I think Varnish can do 1Tbps with a off the shelf Linux without any special hw/firmware.
I wonder if the need for speed that Netflix requires has any benchmarks that compares FreeBSD with things like OpenBSD, Debian, Ubuntu, RHEL and SUSE.
Yes. Maybe a nice one for the Phoronix website ? I’d guess that OpenBSD would not score that high. OpenBSD is cool for firewalls and servers with focus on security but not sure about speed.
It appears that there’s a bunch of benchmarks for various flavours of BSD already there. I’m not sure how to compare these with each other and various Linux distributions in a meaningful way.
I would like to know why they prefer FreeBSD to Linux.
deleted by creator
Uhm. AFAIK, you only have to share code under the GPL if you distribute binaries outside your organisation.
If it stays in-house, there’s no distribution, thus no requirement to share the source.
I’m happy to be wrong, feel free to point out what I missed.
FreeBSD uses the BSD license: https://www.freebsd.org/internal/software-license/
White what you say is true, I feel like this has more to do with their engineers being better at or more comfortable with FreeBSD or something like that.
I’d say we don’t know unless we ask Netflix engineers but the comments about license look like a good one to me. Then there is in my opinion the “bloated” Linux versus the more clean BSD experience (I am a Linux user and I like to tinker with BSD sometimes).

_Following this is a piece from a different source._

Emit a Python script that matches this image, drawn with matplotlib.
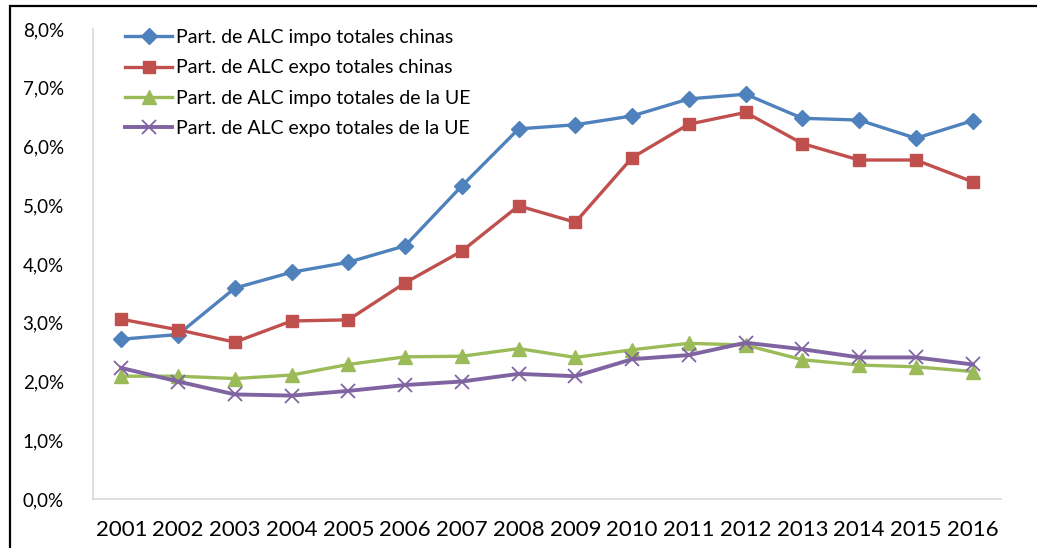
import matplotlib
matplotlib.use("Agg")
from matplotlib import pyplot as plt
from matplotlib.patches import Rectangle
from matplotlib.ticker import FuncFormatter, MultipleLocator

# years on the category axis
years = ["2001", "2002", "2003", "2004", "2005", "2006", "2007", "2008",
         "2009", "2010", "2011", "2012", "2013", "2014", "2015", "2016"]

# shares in percent
impo_china = [2.72, 2.80, 3.59, 3.86, 4.03, 4.31, 5.33, 6.30,
              6.37, 6.52, 6.81, 6.89, 6.48, 6.45, 6.14, 6.44]
expo_china = [3.06, 2.88, 2.67, 3.03, 3.05, 3.68, 4.22, 4.99,
              4.71, 5.81, 6.38, 6.58, 6.05, 5.77, 5.77, 5.40]
impo_ue = [2.09, 2.09, 2.05, 2.11, 2.29, 2.42, 2.43, 2.56,
           2.41, 2.54, 2.65, 2.62, 2.37, 2.28, 2.25, 2.17]
expo_ue = [2.23, 2.00, 1.78, 1.76, 1.84, 1.94, 2.00, 2.13,
           2.09, 2.38, 2.45, 2.66, 2.55, 2.41, 2.41, 2.29]

labels = ["Part. de ALC impo totales chinas",
          "Part. de ALC expo totales chinas",
          "Part. de ALC impo totales de la UE",
          "Part. de ALC expo totales de la UE"]

plt.rcParams['font.family'] = ['Lato', 'DejaVu Sans']

fig = plt.figure(figsize=(10.37, 5.48), dpi=100)
ax = fig.add_axes([93 / 1037, 1 - 499 / 548, 908 / 1037, 470 / 548])

x = range(len(years))
ax.plot(x, impo_china, color="#4F81BD", lw=2.4, marker="D", ms=8,
        label=labels[0])
ax.plot(x, expo_china, color="#C0504D", lw=2.4, marker="s", ms=8.5,
        label=labels[1])
ax.plot(x, impo_ue, color="#9BBB59", lw=2.4, marker="^", ms=10,
        label=labels[2])
ax.plot(x, expo_ue, color="#8064A2", lw=2.8, marker="x", ms=10, mew=1.3,
        label=labels[3])

ax.set_xlim(-0.5, len(years) - 0.5)
ax.set_ylim(0, 8)
ax.yaxis.set_major_locator(MultipleLocator(1))
ax.yaxis.set_major_formatter(
    FuncFormatter(lambda v, p: ("%.1f%%" % v).replace(".", ",")))
ax.set_xticks(list(x))
ax.set_xticklabels(years, fontsize=16)
ax.tick_params(axis="y", labelsize=13.5, length=0, pad=21)
ax.tick_params(axis="x", length=0, pad=15)

for s in ["top", "right"]:
    ax.spines[s].set_visible(False)
for s in ["left", "bottom"]:
    ax.spines[s].set_color("#D9D9D9")
    ax.spines[s].set_linewidth(1.2)

ax.legend(loc="upper left", bbox_to_anchor=(0.0165, 1.037), frameon=False,
          fontsize=14, handlelength=2.4, labelspacing=0.68,
          handletextpad=0.2)

# outer chart border
fig.patches.append(Rectangle((10 / 1037, -0.1), 1.2, 1.1 - 6 / 548,
                             transform=fig.transFigure, fill=False,
                             edgecolor="black", lw=1.6))

fig.savefig("out.png", dpi=100)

Maybe it is still true that BSD will not run on as much hardware as Linux does but have you ever compiled a custom kernel on BSD and compared it to compiling a custom kernel on Linux ? On BSD it is in comparison much easier and the documentation is usually really good.
No, the GPLv2 does not require you to publish your modifications.
One reason is the network stack
Can you explain more?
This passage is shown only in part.